The Duchess of Alba
María del Pilar Teresa Cayetana de Silva was, along with many other titles, the 13th duchess of Alba, one of the most important noble titles in Spain, and one that was over five hundred years old. She was the only daughter of the marriage of Francisco de Paula de Silva Álvarez de Toledo, duke of Huéscar, and María Ana de Silva, duchess of Arcos. María Teresa’s father died when she was eight years old, and thus she inherited the dukedom of Alba directly from her grandfather.
Ever since she was very young, she stood out for her beauty, heightened by her long, dark, curly hair and her affable, jovial character, which made her a muse for artists, playwrights, poets, and other admirers. At the same time, she had staunch enemies, such as the queen, María Luisa de Parma, or the minister, Manuel Godoy, who were probably jealous of the duchess’ popularity.
Goya painted her for the first time in 1795, when María Teresa was 33 years old, dressed in a flattering dress of white muslin cinched at the waist with a broad red ribbon, a look that was immediately imitated by numerous ladies of high society. In the portrait, the duchess points towards the ground, where there is a small dog, also white and adorned with a red ribbon, and the artist’s signature, which says: “To the duchess of Alba. Francisco de Goya 1795”, as if it were traced in the sand. The location of the signature in the lowest area, the ground, which furthermore is the same space that the dog occupies, has been interpreted as a sign of submission, fidelity, and loyalty of the painter to his patron, ideas that the painter had already included, with different means, in previous portraits, like that of the count of Floridablanca, or the family of the Infante don Luis in the previous decade.
Apart from the duchess’ portrait, that same year Goya painted her husband, the duke of Alba, also in full-length although elegantly leaning against a piece of furniture with sheet music from the composer Haydn in his hand, as well as the portrait of the duke’s mother, the dowager marchioness of Villafranca, an extraordinary example of Goya’s ability to capture the psychology of his models. Also, from around this time are two small paintings in which the painter captured various everyday scenes of the life of the family.

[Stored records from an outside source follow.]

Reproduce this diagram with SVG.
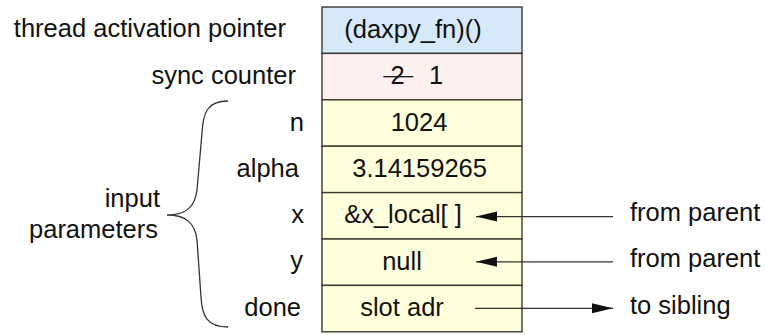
<svg xmlns="http://www.w3.org/2000/svg" width="766" height="335" viewBox="0 0 766 335">
<style>
text{font-family:"Liberation Sans",Arial,sans-serif;font-size:25.5px;fill:#111}
.r{text-anchor:end}
.m{text-anchor:middle}
.cell{stroke:#3a3a32;stroke-width:1.4}
.conn{stroke:#333;stroke-width:1.3;fill:none}
</style>
<defs>
<marker id="ah" markerUnits="userSpaceOnUse" markerWidth="22" markerHeight="12" refX="21" refY="5" orient="auto">
<path d="M0,0 L21,5 L0,10 Z" fill="#111"/>
</marker>
</defs>
<rect width="766" height="335" fill="#fff"/>
<g id="labels">
<text class="r" x="286" y="37">thread activation pointer</text>
<text class="r" x="296" y="83.5">sync counter</text>
<text class="r" x="304" y="130.5">n</text>
<text class="r" x="299" y="176.8">alpha</text>
<text class="r" x="304" y="223">x</text>
<text class="r" x="303" y="269">y</text>
<text class="r" x="301" y="315.5">done</text>
<text class="r" x="160" y="206.5">input</text>
<text class="r" x="158" y="238">parameters</text>
</g>
<g id="brace">
<path class="conn" d="M228,101 C207,101 203,113 202,133 L197,190 C195,207 186,215 167,215 C186,215 195,223 197,240 L201,297 C202,316 207,327 228,327"/>
</g>
<g id="frame">
<g id="row-pointer"><rect class="cell" x="322" y="7" width="200" height="46.4" fill="#d6e9fb"/><text class="m" x="413" y="37.5">(daxpy_fn)()</text></g>
<g id="row-sync"><rect class="cell" x="322" y="53.4" width="200" height="46.4" fill="#fff0f0"/><text x="390.5" y="83.5">2</text><line x1="383.3" y1="76.7" x2="413.3" y2="76.7" stroke="#111" stroke-width="1.3"/><text x="429" y="83.5">1</text></g>
<g id="row-n"><rect class="cell" x="322" y="99.8" width="200" height="46.4" fill="#ffffdc"/><text class="m" x="419" y="130.5">1024</text></g>
<g id="row-alpha"><rect class="cell" x="322" y="146.2" width="200" height="46.4" fill="#ffffdc"/><text class="m" x="419.6" y="176.8">3.14159265</text></g>
<g id="row-x"><rect class="cell" x="322" y="192.6" width="200" height="46.4" fill="#ffffdc"/><text class="m" x="403" y="223">&amp;x_local[ ]</text></g>
<g id="row-y"><rect class="cell" x="322" y="239" width="200" height="46.4" fill="#ffffdc"/><text class="m" x="402" y="269.5">null</text></g>
<g id="row-done"><rect class="cell" x="322" y="285.4" width="200" height="46.4" fill="#ffffdc"/><text class="m" x="402" y="315.8">slot adr</text></g>
</g>
<g id="connectors">
<line class="conn" x1="613" y1="216.6" x2="476" y2="216.6" marker-end="url(#ah)"/>
<line class="conn" x1="613" y1="261.8" x2="476" y2="261.8" marker-end="url(#ah)"/>
<line class="conn" x1="475" y1="308.3" x2="613" y2="308.3" marker-end="url(#ah)"/>
</g>
<g id="ext-labels">
<text x="630" y="221">from parent</text>
<text x="630" y="267">from parent</text>
<text x="630" y="313.5">to sibling</text>
</g>
</svg>
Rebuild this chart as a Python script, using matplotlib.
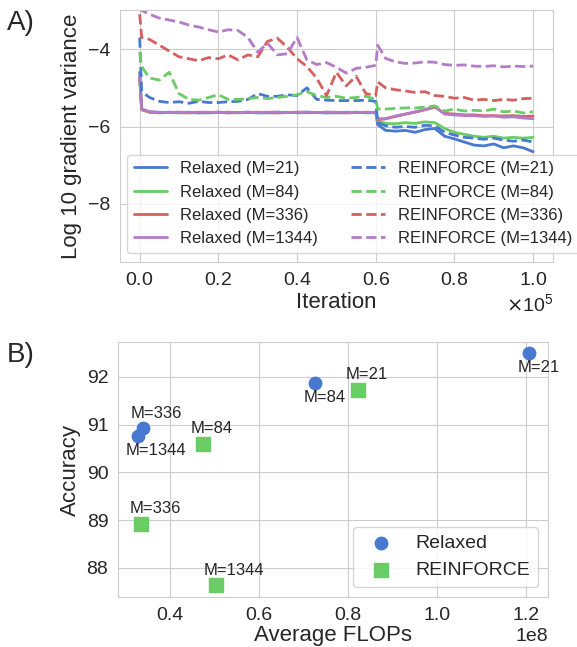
import numpy as np
import matplotlib
matplotlib.use("Agg")
import matplotlib.pyplot as plt
import seaborn as sns

# ================================
# Data
# ================================
# iteration grid (in units of 1e5 iterations)
iters = np.concatenate([[0.0, 0.005],
                        np.round(np.arange(0.025, 0.601, 0.025), 3),
                        [0.605],
                        np.round(np.arange(0.625, 1.001, 0.025), 3)]) * 1e5

relaxed_21 = [-4.60, -5.55, -5.62, -5.64, -5.63, -5.64, -5.63, -5.65, -5.64, -5.63, -5.64, -5.64, -5.63,
              -5.65, -5.64, -5.63, -5.64, -5.64, -5.63, -5.64, -5.65, -5.64, -5.63, -5.64, -5.64, -5.63,
              -5.95, -6.10, -6.12, -6.10, -6.15, -6.08, -6.05, -6.25, -6.32, -6.40, -6.48, -6.50, -6.45,
              -6.55, -6.50, -6.55, -6.65]
relaxed_84 = [-4.70, -5.57, -5.63, -5.65, -5.64, -5.65, -5.64, -5.64, -5.65, -5.64, -5.63, -5.65, -5.64,
              -5.64, -5.65, -5.64, -5.63, -5.65, -5.64, -5.64, -5.64, -5.65, -5.64, -5.63, -5.65, -5.64,
              -5.85, -5.92, -5.93, -5.90, -5.92, -5.88, -5.90, -6.05, -6.15, -6.20, -6.25, -6.28, -6.25,
              -6.30, -6.28, -6.30, -6.28]
relaxed_336 = [-4.75, -5.56, -5.63, -5.64, -5.64, -5.63, -5.65, -5.64, -5.64, -5.63, -5.65, -5.64, -5.64,
               -5.63, -5.64, -5.65, -5.64, -5.63, -5.64, -5.64, -5.63, -5.64, -5.65, -5.64, -5.63, -5.64,
               -5.82, -5.80, -5.74, -5.68, -5.63, -5.57, -5.50, -5.66, -5.68, -5.70, -5.70, -5.72, -5.72,
               -5.73, -5.72, -5.74, -5.73]
relaxed_1344 = [-4.70, -5.55, -5.62, -5.63, -5.64, -5.63, -5.64, -5.63, -5.63, -5.64, -5.63, -5.64, -5.63,
                -5.64, -5.63, -5.63, -5.64, -5.63, -5.63, -5.64, -5.63, -5.63, -5.64, -5.63, -5.64, -5.63,
                -5.80, -5.80, -5.73, -5.68, -5.62, -5.56, -5.48, -5.68, -5.70, -5.72, -5.72, -5.74, -5.73,
                -5.76, -5.75, -5.78, -5.80]

reinforce_21 = [-3.70, -5.10, -5.25, -5.35, -5.38, -5.36, -5.40, -5.35, -5.38, -5.38, -5.36, -5.35, -5.30,
                -5.15, -5.22, -5.22, -5.18, -5.20, -5.00, -5.30, -5.32, -5.33, -5.33, -5.33, -5.32, -5.35,
                -5.90, -5.98, -6.02, -6.00, -6.02, -5.97, -5.98, -6.15, -6.22, -6.28, -6.30, -6.33, -6.30,
                -6.35, -6.38, -6.35, -6.40]
reinforce_84 = [-4.08, -4.45, -4.75, -4.80, -4.60, -5.15, -5.30, -5.32, -5.25, -5.18, -5.30, -5.30, -5.28,
                -5.25, -5.28, -5.25, -5.22, -5.18, -5.10, -5.20, -5.25, -5.22, -5.27, -5.25, -5.22, -5.30,
                -5.55, -5.55, -5.53, -5.52, -5.52, -5.50, -5.47, -5.60, -5.55, -5.60, -5.58, -5.60, -5.55,
                -5.62, -5.60, -5.65, -5.62]
reinforce_336 = [-3.10, -3.70, -3.75, -3.90, -4.05, -4.20, -4.25, -4.30, -4.22, -4.25, -4.15, -4.28, -4.15,
                 -4.20, -3.80, -3.72, -3.95, -4.25, -4.45, -4.75, -5.20, -4.60, -4.95, -4.70, -5.15, -5.20,
                 -4.85, -5.00, -5.05, -5.08, -5.12, -5.10, -5.20, -5.22, -5.27, -5.25, -5.32, -5.30, -5.33,
                 -5.30, -5.32, -5.28, -5.27]
reinforce_1344 = [-2.90, -3.00, -3.10, -3.20, -3.25, -3.30, -3.38, -3.43, -3.50, -3.56, -3.50, -3.52, -3.70,
                  -4.08, -3.85, -4.15, -4.12, -3.70, -4.28, -4.40, -4.35, -4.47, -4.62, -4.50, -4.47, -4.42,
                  -3.90, -4.24, -4.33, -4.37, -4.36, -4.33, -4.34, -4.40, -4.42, -4.41, -4.44, -4.45, -4.43,
                  -4.46, -4.44, -4.45, -4.44]

m_values = [21, 84, 336, 1344]

# panel B: average FLOPs vs accuracy
relaxed_flops = [1.207e8, 0.726e8, 0.339e8, 0.328e8]
relaxed_acc = [92.50, 91.87, 90.93, 90.76]
reinforce_flops = [0.822e8, 0.474e8, 0.335e8, 0.503e8]
reinforce_acc = [91.73, 90.60, 88.92, 87.64]

colors = ["#4878CF", "#6ACC65", "#D65F5F", "#B47CC7"]

# ================================
# Style
# ================================
sns.set_style("whitegrid")
plt.rcParams["font.family"] = ["Liberation Sans", "DejaVu Sans"]
text_col = "#262626"
plt.rcParams["text.color"] = text_col
plt.rcParams["axes.labelcolor"] = text_col
plt.rcParams["xtick.color"] = text_col
plt.rcParams["ytick.color"] = text_col

fig = plt.figure(figsize=(5.77, 6.47), dpi=100)

# ================================
# A) gradient variance
# ================================
ax1 = fig.add_axes([0.208, 0.595, 0.750, 0.389])
relaxed = [relaxed_21, relaxed_84, relaxed_336, relaxed_1344]
reinforce = [reinforce_21, reinforce_84, reinforce_336, reinforce_1344]
for m, ys, c in zip(m_values, relaxed, colors):
    ax1.plot(iters, ys, color=c, lw=2, label=f"Relaxed (M={m})")
for m, ys, c in zip(m_values, reinforce, colors):
    ax1.plot(iters, ys, color=c, lw=2, ls="--", label=f"REINFORCE (M={m})")

ax1.set_ylim(-9.5, -3)
ax1.set_yticks([-8, -6, -4])
ax1.set_xticks(np.arange(0, 1.01, 0.2) * 1e5)
ax1.ticklabel_format(axis="x", style="sci", scilimits=(0, 0), useMathText=True)
ax1.xaxis.get_offset_text().set_fontsize(14)
ax1.tick_params(labelsize=14)
ax1.set_xlabel("Iteration", fontsize=16, labelpad=2)
ax1.set_ylabel("Log 10 gradient variance", fontsize=16)
ax1.legend(ncol=2, fontsize=12, loc="lower left", bbox_to_anchor=(0.016, 0.036),
           borderaxespad=0, frameon=True)
fig.text(0.012, 0.965, "A)", fontsize=20, va="center")

# ================================
# B) FLOPs vs accuracy
# ================================
ax2 = fig.add_axes([0.2045, 0.0773, 0.745, 0.394])
ax2.scatter(relaxed_flops, relaxed_acc, s=80, color=colors[0], marker="o", label="Relaxed")
ax2.scatter(reinforce_flops, reinforce_acc, s=90, color=colors[1], marker="s", label="REINFORCE")

for m, fx, acc in zip(m_values, relaxed_flops, relaxed_acc):
    dy = 14 if m == 336 else -14
    ax2.annotate(f"M={m}", (fx, acc), xytext=(-12, dy), textcoords="offset pixels",
                 ha="left", va="center", fontsize=12)
for m, fx, acc in zip(m_values, reinforce_flops, reinforce_acc):
    ax2.annotate(f"M={m}", (fx, acc), xytext=(-12, 15), textcoords="offset pixels",
                 ha="left", va="center", fontsize=12)

ax2.set_xlim(0.283e8, 1.249e8)
ax2.set_ylim(87.39, 92.73)
ax2.set_xticks(np.arange(0.4, 1.21, 0.2) * 1e8)
ax2.set_yticks([88, 89, 90, 91, 92])
ax2.xaxis.get_offset_text().set_fontsize(14)
ax2.tick_params(labelsize=14)
ax2.set_xlabel("Average FLOPs", fontsize=16, labelpad=1)
ax2.set_ylabel("Accuracy", fontsize=16)
ax2.legend(fontsize=14, loc="lower right", frameon=True)
fig.text(0.012, 0.451, "B)", fontsize=20, va="center")

fig.savefig("out.png", dpi=100)
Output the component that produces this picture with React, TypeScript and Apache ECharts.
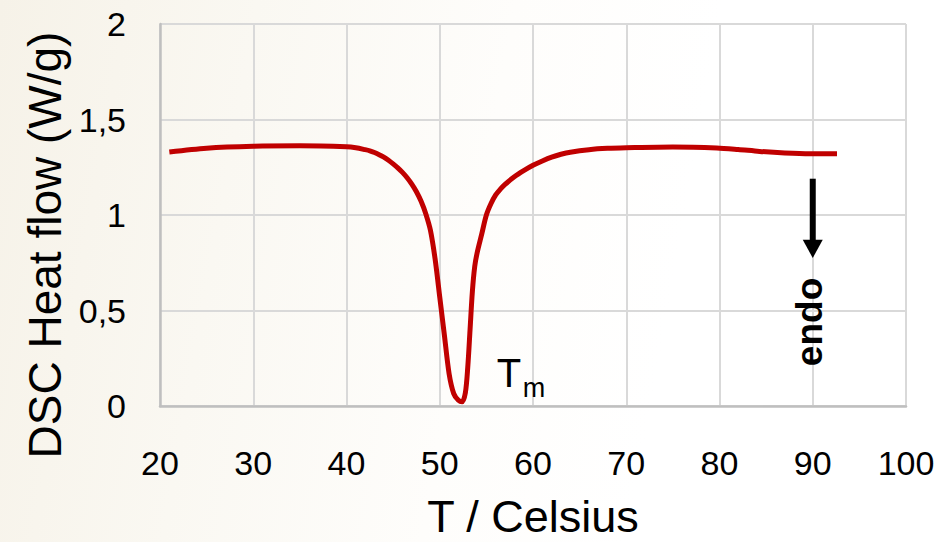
import React, { useEffect, useRef } from "react";
import * as echarts from "echarts";

const temperature = [
  21, 25, 30, 35, 40, 41, 42, 42.5, 43, 43.5, 44, 44.5, 45, 45.5, 46, 46.5, 47, 47.5, 48, 48.5,
  49, 49.5, 50, 50.5, 51, 51.5, 52, 52.4, 52.75, 53, 53.25, 53.5, 53.75, 54, 54.5, 55, 55.5, 56,
  56.5, 57, 58, 59, 60, 61, 62, 63, 64, 66, 68, 70, 75, 79.7, 82, 84.3, 87, 89.7, 92.6,
];
const heatFlow = [
  1.33, 1.35, 1.36, 1.362, 1.357, 1.352, 1.342, 1.336, 1.327, 1.316, 1.303, 1.287, 1.268, 1.247, 1.223, 1.195, 1.162, 1.122, 1.072, 1.007,
  0.92, 0.77, 0.57, 0.37, 0.17, 0.065, 0.03, 0.022, 0.07, 0.2, 0.4, 0.6, 0.73, 0.8, 0.9, 1.0, 1.06, 1.105,
  1.135, 1.16, 1.2, 1.232, 1.26, 1.283, 1.303, 1.318, 1.329, 1.342, 1.349, 1.352, 1.356, 1.351, 1.343, 1.333, 1.325, 1.321, 1.321,
];

const xRange = [20, 100];
const xStep = 10;
const yRange = [0, 2];
const yStep = 0.5;

const xTitle = "T / Celsius";
const yTitle = "DSC Heat flow (W/g)";
const peakLabel = { main: "T", sub: "m", x: 56.1, y: 0.1 };
const endoArrow = { x: 90, from: 1.19, headStart: 0.87, tip: 0.775, labelY: 0.44, text: "endo" };

const FONT = "Liberation Sans, Arial, sans-serif";

export default function App() {
  const ref = useRef<HTMLDivElement>(null);
  useEffect(() => {
    if (!ref.current) return;
    const chart = echarts.init(ref.current, null, { renderer: "svg" });
    const data = temperature.map((t, i) => [t, heatFlow[i]]);
    chart.setOption({
      animation: false,
      backgroundColor: "transparent",
      grid: { left: 160, right: 32, top: 24, bottom: 136, containLabel: false, outerBoundsMode: "none" },
      xAxis: {
        type: "value",
        min: xRange[0],
        max: xRange[1],
        interval: xStep,
        name: xTitle,
        nameLocation: "middle",
        nameGap: 88,
        nameTextStyle: { fontSize: 45, color: "#000", fontFamily: FONT },
        axisLine: { show: true, lineStyle: { color: "#bfbfbf", width: 2.5 } },
        axisTick: { show: false },
        axisLabel: { fontSize: 34, color: "#000", margin: 40, fontFamily: FONT },
        splitLine: { show: true, lineStyle: { color: "#d9d9d9", width: 2 } },
      },
      yAxis: {
        type: "value",
        min: yRange[0],
        max: yRange[1],
        interval: yStep,
        axisLine: { show: true, lineStyle: { color: "#bfbfbf", width: 2.5 } },
        axisTick: { show: false },
        axisLabel: {
          fontSize: 34,
          color: "#000",
          margin: 34,
          fontFamily: FONT,
          formatter: (v: number) => String(v).replace(".", ","),
        },
        splitLine: { show: true, lineStyle: { color: "#d9d9d9", width: 2 } },
      },
      series: [
        {
          type: "line",
          data,
          smooth: 0.3,
          showSymbol: false,
          lineStyle: { color: "#c00000", width: 5 },
        },
      ],
    });

    const p = (x: number, y: number) => chart.convertToPixel({ gridIndex: 0 }, [x, y]) as number[];
    const tPos = p(peakLabel.x, peakLabel.y);
    const a0 = p(endoArrow.x, endoArrow.from);
    const a1 = p(endoArrow.x, endoArrow.headStart);
    const a2 = p(endoArrow.x, endoArrow.tip);
    const eP = p(endoArrow.x, endoArrow.labelY);

    chart.setOption({
      graphic: [
        {
          type: "text",
          x: 45,
          y: 245,
          rotation: Math.PI / 2,
          style: {
            text: yTitle,
            fontSize: 46,
            fontFamily: FONT,
            fill: "#000",
            align: "center",
            verticalAlign: "middle",
          },
        },
        {
          type: "text",
          x: tPos[0],
          y: tPos[1] - 14,
          style: {
            text: peakLabel.main,
            fontSize: 40,
            fontFamily: FONT,
            fill: "#000",
            align: "left",
            verticalAlign: "middle",
          },
        },
        {
          type: "text",
          x: tPos[0] + 26,
          y: tPos[1] + 1,
          style: {
            text: peakLabel.sub,
            fontSize: 27,
            fontFamily: FONT,
            fill: "#000",
            align: "left",
            verticalAlign: "middle",
          },
        },
        {
          type: "line",
          shape: { x1: a0[0], y1: a0[1], x2: a1[0], y2: a1[1] + 1 },
          style: { stroke: "#000", lineWidth: 6 },
        },
        {
          type: "polygon",
          shape: {
            points: [
              [a1[0] - 10, a1[1]],
              [a1[0] + 10, a1[1]],
              [a2[0], a2[1]],
            ],
          },
          style: { fill: "#000" },
        },
        {
          type: "text",
          x: eP[0] - 3,
          y: eP[1],
          rotation: Math.PI / 2,
          style: {
            text: endoArrow.text,
            fontSize: 37,
            fontWeight: "bold",
            fontFamily: FONT,
            fill: "#000",
            align: "center",
            verticalAlign: "middle",
          },
        },
      ],
    });

    return () => chart.dispose();
  }, []);

  return (
    <div
      style={{
        position: "fixed",
        left: 0,
        top: 0,
        width: 938,
        height: 542,
        background: "linear-gradient(100deg, #f6f2e8 0%, #faf8f2 25%, #fefdfb 50%, #ffffff 70%)",
      }}
    >
      <div ref={ref} style={{ width: 938, height: 542 }} />
    </div>
  );
}
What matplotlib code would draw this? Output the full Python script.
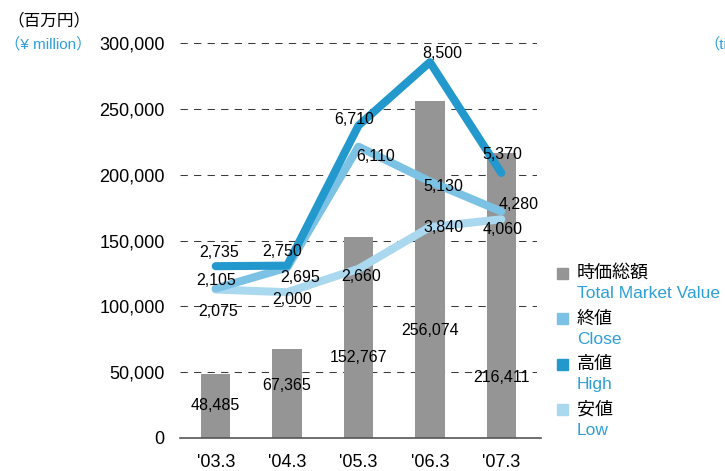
import numpy as np
import matplotlib.pyplot as plt

plt.rcParams['font.family'] = ['Liberation Sans', 'Noto Sans CJK JP', 'DejaVu Sans']

years = ["'03.3", "'04.3", "'05.3", "'06.3", "'07.3"]
market_value = [48485, 67365, 152767, 256074, 216411]
close = [2105, 2695, 6110, 5130, 4280]
high = [2735, 2750, 6710, 8500, 5370]
low = [2075, 2000, 2660, 3840, 4060]

# label placement (left axis units for bars, pixel offsets for lines)
bar_label_y = [25000, 40000, 61500, 82000, 46000]
high_off = [(3, 14), (-5, 14), (-4, 6), (12, 9), (1, 18)]
close_off = [(0, 8), (13, -10), (17, -10), (13, -5), (17, 7)]
low_off = [(2, -22), (5, -7), (3, -8), (14, 0), (1, -10)]

c_bar = '#959595'
c_high = '#2298cc'
c_close = '#7cc2e4'
c_low = '#aad8ef'
c_blue = '#2ea0d6'

fig = plt.figure(figsize=(7.25, 4.71), dpi=100)
ax = fig.add_axes([180/725, 33/471, 357/725, 395/471])
x = np.arange(len(years))

ax.bar(x, market_value, width=0.41, color=c_bar, zorder=2)
for yv in range(50000, 300001, 50000):
    ax.axhline(yv, color='#3a3a3a', lw=0.75, ls=(0, (7, 6)), zorder=1)
ax.set_xlim(-0.5, 4.5)
ax.set_ylim(0, 300000)
ax.set_yticks(range(0, 300001, 50000))
ax.set_yticklabels([f'{v:,}' for v in range(0, 300001, 50000)], fontsize=13)
ax.set_xticks(x)
ax.set_xticklabels(years, fontsize=13)
ax.tick_params(length=0, pad=11, axis='y')
ax.tick_params(length=0, pad=11.5, axis='x')
for s in ['left', 'right', 'top']:
    ax.spines[s].set_visible(False)
ax.spines['bottom'].set_color('#555555')
ax.spines['bottom'].set_linewidth(1.2)
ax.spines['bottom'].set_bounds(-0.5, 4.55)

for i in range(len(years)):
    ax.text(x[i], bar_label_y[i], f'{market_value[i]:,}', ha='center', va='center',
            fontsize=11.5, zorder=5)

ax2 = ax.twinx()
ax2.set_ylim(-2119, 9040)
ax2.axis('off')
ax2.plot(x, low, color=c_low, lw=5.8, solid_capstyle='round', solid_joinstyle='round', zorder=2)
ax2.plot(x, close, color=c_close, lw=5.8, solid_capstyle='round', solid_joinstyle='round', zorder=3)
ax2.plot(x, high, color=c_high, lw=5.8, solid_capstyle='round', solid_joinstyle='round', zorder=4)

for vals, offs in [(high, high_off), (close, close_off), (low, low_off)]:
    for i in range(len(years)):
        ax2.annotate(f'{vals[i]:,}', (x[i], vals[i]), xytext=offs[i],
                     textcoords='offset pixels', ha='center', va='center',
                     fontsize=11.5, zorder=6)

# axis captions
fig.text(91/725, 1 - 21/471, '（百万円）', ha='right', va='center', fontsize=12,
         family=['Noto Sans CJK JP'])
fig.text(91/725, 1 - 44/471, '（¥ million）', ha='right', va='center', fontsize=11,
         color=c_blue)
fig.text(722/725, 1 - 20/471, '（倍）', ha='left', va='center', fontsize=12, color='#555555',
         family=['Noto Sans CJK JP'])
fig.text(704/725, 1 - 44/471, '（times）', ha='left', va='center', fontsize=11, color=c_blue)

# legend
legend_items = [('時価総額', 'Total Market Value', c_bar),
                ('終値', 'Close', c_close),
                ('高値', 'High', c_high),
                ('安値', 'Low', c_low)]
for k, (jp, en, col) in enumerate(legend_items):
    yc = 273 + 45.5 * k
    fig.patches.append(plt.Rectangle((557/725, 1 - (yc + 5.5)/471), 11/725, 11/471,
                                     transform=fig.transFigure, color=col))
    fig.text(577/725, 1 - yc/471, jp, ha='left', va='center', fontsize=13,
             family=['Noto Sans CJK JP'])
    fig.text(577/725, 1 - (yc + 21)/471, en, ha='left', va='center', fontsize=12.5,
             color=c_blue)

fig.savefig('out.png', dpi=100)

Two years later, in 1797, Goya painted the duchess of Alba’s portrait again, now a dowager. Again, he showed her full-length, standing in front of a landscape in the background in allusion to her numerous possessions, but wearing a black maja-style dress. The red color stands out on the dress again in the sash that is tied around her waist, while, in this case, her long hair is covered with a mantilla, also black. The sleeves and adornments on the skirt are extraordinary examples of the liberty and precision of the artist’s brushwork. As in the earlier portrait, it is conceived as an homage to the beauty, grace, and noble lineage of the lady in which Goya compares himself with his brushes to the poets who sang to her with their verses. In this occasion, the inscription on the ground that she points out reads: “Only Goya”, a phrase which has been understood as a sign of a romantic relationship between the model and the painter, instead of being seen as a show of artistic loyalty of the duchess to Goya, corresponding to that which the artist had shown in the portrait with the white dress.
The legend of the romantic relationship between the duchess and Goya was forged in the first decades of the 20th century, and has caused much ink to be spilled, it has inspired novels and film, adding confusion to a story which has no reliable basis. Different references, such as Goya’s own testimony in a letter to his friend Martín Zapater, in which he says that the duchess went to his studio for him to apply makeup to her face, a task which he enjoyed more than painting on canvas, undoubtedly reveal a closeness between the two figures, but that does not mean it had to be a sentimental relationship, something that would have been impossible in a class-conscious, highly inegalitarian society as it was in that time, in which the artist was an salaried employee working for a client who, furthermore, belonged to the highest rank of the aristocratic class.
On the other hand, the duchess of Alba was very close to a great number of people. She was renowned and loved for her friendliness, generosity, and simple manners with friends and employees, many of whom she included in her will as she did not have a direct descendant to whom she could leave her belongings, as she never had children.
Goya only painted the duchess one more time, for her burial monument, after her death in 1802.